Sixty African students studying at some of the world's most prestigious universities converged in New Hampshire this weekend for the Harambe Endeavor's second annual Bretton Woods symposium, which focused on facilitating innovation and collaboration to address the issues faced by nations in sub-Saharan Africa.
The symposium centered on developing Harambe's "Virtual Platform," according to Amma Serwaah-Panin '10, a native of Swaziland and one of three Dartmouth students who helped organize the event. The Platform's developers envision an online network for African college students and professionals that will help them connect their projects and interests to those of their peers and discover work, internship and volunteer opportunities that support African organizations.
"Members of the African diaspora often want to connect to Africa and Africans, but don't have a way to uncover all the opportunities that might be available," Serwaah-Panin said. "Harambe's Virtual Platform engages them with the opportunities to plug in their skills and talents."
Harambe co-founder and President Okendo Gayle, a member of Southern New Hampshire University's Class of 2007 and a current graduate student at Harvard University's Kennedy School of Government, said that the goal of the conference, and his organization, is to encourage highly educated African students, who he termed "Africa's human capital," to stay involved "on the ground" in Africa.
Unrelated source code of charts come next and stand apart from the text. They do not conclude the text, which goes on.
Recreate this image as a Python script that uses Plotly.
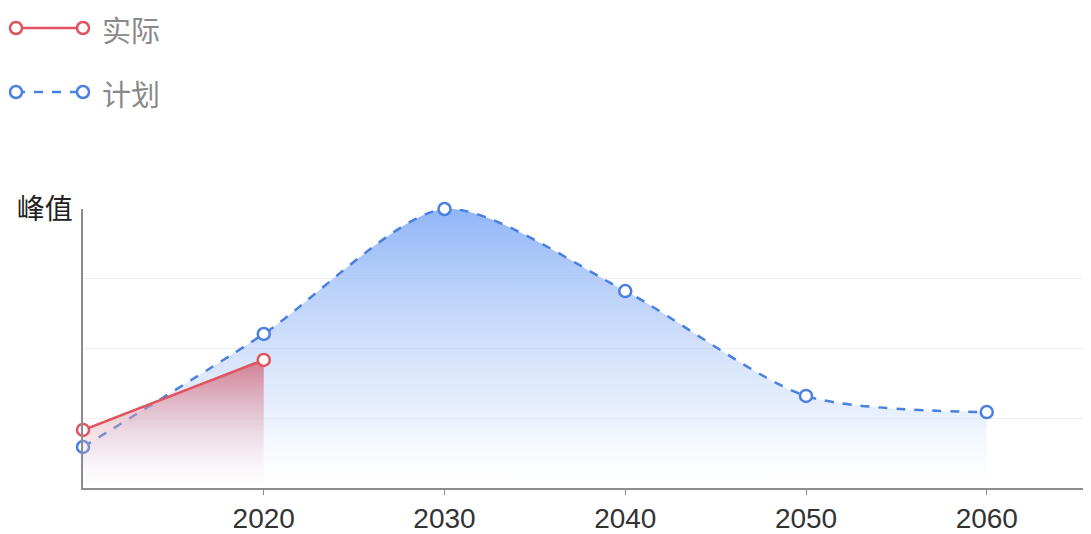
import plotly.graph_objects as go

years_actual = [2010, 2020]
values_actual = [20.8, 45.9]
years_plan = [2010, 2020, 2030, 2040, 2050, 2060]
values_plan = [14.7, 55.2, 100, 70.6, 33.0, 27.2]
x_ticks = [2020, 2030, 2040, 2050, 2060]
y_ticks = [0, 25, 50, 75, 100]
y_ticktext = ["", "", "", "", "峰值"]
series_names = ["实际", "计划"]

RED = "#e0535f"
BLUE = "#4a80e0"
FONT = "Noto Sans CJK SC"
NUMFONT = "Liberation Sans"

# the page body adds an 8px offset; lay out the figure in shifted coordinates
OFF = 8
W, H = 1091 - OFF, 534 - OFF
L, R, T, B = 83 - OFF, 1088 - OFF, 209 - OFF, 488 - OFF

fig = go.Figure()
fig.add_trace(go.Scatter(
    x=years_plan, y=values_plan, name=series_names[1], mode="lines+markers", cliponaxis=False,
    line=dict(color=BLUE, width=2.5, dash="dash", shape="spline", smoothing=0.75),
    marker=dict(symbol="circle", size=12, color="white", line=dict(color=BLUE, width=2.5)),
    fill="tozeroy",
    fillgradient=dict(type="vertical", colorscale=[[0, "rgba(240,245,255,0)"], [0.25, "rgba(212,226,252,0.5)"], [1, "rgba(125,168,245,0.85)"]]),
    showlegend=False,
))
fig.add_trace(go.Scatter(
    x=years_actual, y=values_actual, name=series_names[0], mode="lines+markers", cliponaxis=False,
    line=dict(color=RED, width=2.5, shape="spline", smoothing=1.0),
    marker=dict(symbol="circle", size=12, color="white", line=dict(color=RED, width=2.5)),
    fill="tozeroy",
    fillgradient=dict(type="vertical", colorscale=[[0, "rgba(240,220,225,0)"], [1, "rgba(210,105,125,0.85)"]]),
    showlegend=False,
))


def px(x):
    return (x - OFF - L) / (R - L)


def py(y):
    return (B - (y - OFF)) / (B - T)


shapes = []
annotations = []
for name, color, dash, ypx in [(series_names[0], RED, "solid", 28), (series_names[1], BLUE, "dash", 92)]:
    shapes.append(dict(type="line", xref="paper", yref="paper", x0=px(16), x1=px(83), y0=py(ypx), y1=py(ypx),
                       line=dict(color=color, width=2.5, dash=dash)))
    for cx in (16, 83):
        shapes.append(dict(type="circle", xref="paper", yref="paper", xsizemode="pixel", ysizemode="pixel",
                           xanchor=px(cx), yanchor=py(ypx), x0=-6, x1=6, y0=-6, y1=6,
                           fillcolor="white", line=dict(color=color, width=2.5)))
    annotations.append(dict(text=name, xref="paper", yref="paper", x=px(101), y=py(ypx + 1), xanchor="left",
                            yanchor="middle", showarrow=False, borderpad=0,
                            font=dict(family=FONT, size=29, color="#8a8a8a")))

fig.update_layout(
    width=W, height=H,
    margin=dict(l=L, r=W - R, t=T, b=H - B),
    paper_bgcolor="white", plot_bgcolor="white",
    font=dict(family=FONT, color="#333333"),
    shapes=shapes, annotations=annotations,
    xaxis=dict(range=[2010, 2065.6], tickvals=x_ticks, ticktext=[str(t) for t in x_ticks], automargin=False,
               showgrid=False, zeroline=False, showline=True, linecolor="#8c8c8c", linewidth=1.5,
               ticks="outside", ticklen=5, tickcolor="#8c8c8c", ticklabelstandoff=0,
               tickfont=dict(size=28, color="#333333", family=NUMFONT)),
    yaxis=dict(range=[0, 100], tickvals=y_ticks, ticktext=y_ticktext, showgrid=True, gridcolor="#eeeeee",
               gridwidth=1, zeroline=False, showline=True, linecolor="#8c8c8c", linewidth=1.5, automargin=False,
               ticks="", ticklabelstandoff=3, tickfont=dict(size=28, color="#222222", family=FONT)),
)

fig.write_html("out.html")
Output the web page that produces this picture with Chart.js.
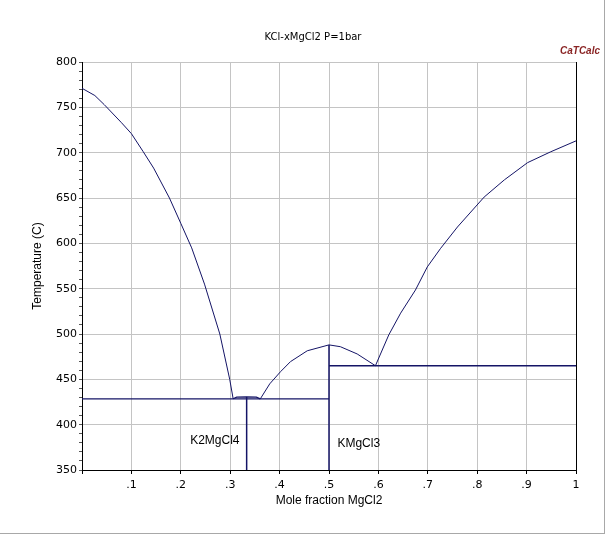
<!DOCTYPE html>
<html>
<head>
<meta charset="utf-8">
<script src="https://cdn.jsdelivr.net/npm/chart.js@4.4.1/dist/chart.umd.min.js"></script>
<style>
  body { margin: 0; background: #fff; }
  #wrap { width: 604px; height: 533px; border-right: 1px solid #a8a8a8; border-bottom: 1px solid #a8a8a8; }
</style>
</head>
<body>
<div id="wrap"><canvas id="myChart" width="604" height="533"></canvas></div>
<script>
// liquidus branches (x = mole fraction MgCl2, T in C)
const leftX = [0, 0.026, 0.045, 0.08, 0.10, 0.124, 0.145, 0.177, 0.20, 0.222, 0.248, 0.279, 0.299, 0.306];
const leftT = [771, 763, 753, 733, 721, 701, 683, 650, 622, 595, 555, 500, 450, 428.5];

const domeX = [0.306, 0.313, 0.333, 0.353, 0.361];
const domeT = [428.5, 430.3, 430.6, 430.3, 428.5];

const midX = [0.361, 0.38, 0.402, 0.422, 0.456, 0.5, 0.523, 0.557, 0.594];
const midT = [428.5, 445, 458.5, 469.5, 481.5, 488, 486, 478, 465];

const rightX = [0.594, 0.621, 0.645, 0.675, 0.699, 0.726, 0.760, 0.814, 0.855, 0.902, 0.949, 1.0];
const rightT = [465, 499, 523, 548.5, 574, 594.5, 618, 651, 670, 689, 701, 713];

// invariant lines and compounds
const eut1X = [0, 0.5];
const eut1T = [428.5, 428.5];
const eut2X = [0.5, 1];
const eut2T = [465, 465];
const k2X = [0.3333, 0.3333];
const k2T = [350, 430.6];
const kmX = [0.5, 0.5];
const kmT = [350, 488];

const xTickLabels = ['', '.1', '.2', '.3', '.4', '.5', '.6', '.7', '.8', '.9', '1'];
const yTickLabels = [350, 400, 450, 500, 550, 600, 650, 700, 750, 800];

const phaseLabels = [
    { text: 'K2MgCl4', x: 0.219, y: 382 },
    { text: 'KMgCl3', x: 0.517, y: 379 }
];

const lineColor = '#141466';
const pts = (xs, ys) => xs.map((x, i) => ({ x: x, y: ys[i] }));
const mk = (xs, ys, w) => ({
    data: pts(xs, ys),
    showLine: true,
    borderColor: lineColor,
    borderWidth: w,
    pointRadius: 0,
    fill: false,
    tension: 0
});

const textPlugin = {
    id: 'texts',
    afterDraw(chart) {
        const ctx = chart.ctx;
        const a = chart.chartArea;
        const sx = chart.scales.x, sy = chart.scales.y;
        ctx.save();
        ctx.fillStyle = '#000';
        ctx.textBaseline = 'middle';
        ctx.textAlign = 'center';
        ctx.font = '10px "DejaVu Sans"';
        ctx.fillText('KCl-xMgCl2 P=1bar', 313, 37);

        ctx.font = 'italic bold 10px "Liberation Sans"';
        ctx.fillStyle = '#8a2424';
        ctx.textAlign = 'right';
        ctx.fillText('CaTCalc', 600, 51);

        ctx.fillStyle = '#000';
        ctx.font = '12px "Liberation Sans"';
        ctx.textAlign = 'center';
        ctx.fillText('Mole fraction MgCl2', (a.left + a.right) / 2, a.bottom + 31);

        ctx.save();
        ctx.translate(a.left - 44, (a.top + a.bottom) / 2);
        ctx.rotate(-Math.PI / 2);
        ctx.fillText('Temperature (C)', 0, 0);
        ctx.restore();

        ctx.textAlign = 'left';
        phaseLabels.forEach(p => {
            ctx.fillText(p.text, sx.getPixelForValue(p.x), sy.getPixelForValue(p.y));
        });
        ctx.restore();
    }
};

const ctx = document.getElementById('myChart').getContext('2d');
new Chart(ctx, {
    type: 'scatter',
    data: {
        datasets: [
            mk(leftX, leftT, 1),
            mk(domeX, domeT, 1.2),
            mk(midX, midT, 1),
            mk(rightX, rightT, 1),
            mk(eut1X, eut1T, 1.3),
            mk(eut2X, eut2T, 1.3),
            mk(k2X, k2T, 1.5),
            mk(kmX, kmT, 1.5)
        ]
    },
    options: {
        responsive: false,
        animation: false,
        devicePixelRatio: 1,
        layout: { padding: { top: 62, right: 28, left: 0, bottom: 0 } },
        plugins: {
            legend: { display: false },
            tooltip: { enabled: false }
        },
        scales: {
            x: {
                type: 'linear',
                min: 0,
                max: 1,
                afterFit: s => { s.height = 63; },
                ticks: {
                    stepSize: 0.1,
                    autoSkip: false,
                    maxRotation: 0,
                    padding: 5,
                    color: '#000',
                    font: { family: 'DejaVu Sans', size: 11 },
                    callback: (v, i) => xTickLabels[i]
                },
                grid: {
                    color: c => (c.index === 10 ? '#000' : '#c4c4c4'),
                    tickColor: '#000',
                    tickLength: 4
                },
                border: { color: '#000', width: 1 }
            },
            y: {
                type: 'linear',
                min: 350,
                max: 800,
                afterFit: s => { s.width = 82; },
                ticks: {
                    stepSize: 10,
                    autoSkip: false,
                    padding: 2,
                    color: '#000',
                    font: { family: 'DejaVu Sans', size: 11 },
                    callback: v => (yTickLabels.includes(v) ? String(v) : '')
                },
                grid: {
                    color: c => (yTickLabels.includes(c.tick.value) ? '#c4c4c4' : 'rgba(0,0,0,0)'),
                    tickColor: '#555',
                    tickLength: 3
                },
                border: { color: '#000', width: 1 }
            }
        }
    },
    plugins: [textPlugin]
});
</script>
</body>
</html>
The sixty students who participated in the conference had to apply to attend, and then had to lobby their schools for funding, according to Gayle and Serwaah-Panin. Participants came from all of the Ivy League universities, along with several other institutions including Wellesley College, Smith College, Stanford University, the London School of Economics and the Universities of Oxford and Cambridge. Students from schools in Australia and Japan also participated. Gayle said that over 200 students have participated in Harambe events and activities, but that this event's 60 attendees represented some of the organization's most active members.
Participants represented countries from all corners of the African continent, according to Serwaah-Panin.
Guest speakers included Walter Fauntleroy, a civil rights leader and associate of Dr. Martin Luther King, Jr.; Mo Ibrahim, the founder of Celtel, an African telecommunications company; Obiageli Ezekwesili, Vice President of the World Bank's Africa division; and Jendayi Frazer, former U.S. assistant Secretary of State for African Affairs, who currently serves as a professor at Carnegie Mellon University.
"I was struck by what [Fauntleroy] told us," Serwaah-Panin said. "He said that we were some of the most talented students, but that now we have a debt to repay."
The conference affirmed the participants' view that the Virtual Platform is needed and has support from African students, Gayle said. He said that their next step is to develop the site and secure funding. Blue State Digital, the online strategy company that created President Barack Obama's highly successful online campaign network, is helping them in that effort.
Gayle said he was inspired to create Harambe with fellow SNHU student Prince Soto after then-Senator Obama spoke at the university's 2007 commencement and told graduates that "it's only when you hitch your wagon to something larger than yourself that you will realize your true potential."
Gayle, who at the time was the university's first black student body president, spoke before Obama the ceremony.
Afterwards, he met Obama and his personal aide Reggie Love, who later connected Gayle and Soto with Blue State Digital.
"Our goal with the Platform is to effectively capture, inform and engage students to go beyond minimal engagement in Africa," Gayle said. "It's incredible that [Blue State] is going to help us do that."
The weekend's events began Friday with a dinner and panel discussion about the role of technology in Africa's future. On Saturday, participants drove to Bretton Woods, N.H., where they spent the rest of the weekend at the Mount Washington Hotel. The hotel is already associated with international development because, in 1944, it hosted the United Nations Monetary and Financial Conference, where delegations from the World War II Allied nations created the International Bank for Reconstruction and Development, which later evolved into the World Bank, the General Agreement on Tariffs and Trade and the International Monetary Fund.
Three Dartmouth students -- Serwaah-Panin, Christabell Makokha '11 and Motema Letlatsa '12 -- helped organize this year's event.
"None of this spectacular event could have happened without our Dartmouth organizers," Gayle said. "They took care of the all the event logistics, so that Wellesley students could focus on the applicants from other schools and [Harambe workers] could focus on speakers."
Both Serwaah-Panin and Gayle expressed their surprise that Harambe had come so far in two years.
"It's surreal that this was just an idea two years ago," Gayle said. "Already, we have so much support, the World Bank is thinking of co-hosting the next symposium. We had people from as far away as Australia come this year. It's really been a miracle."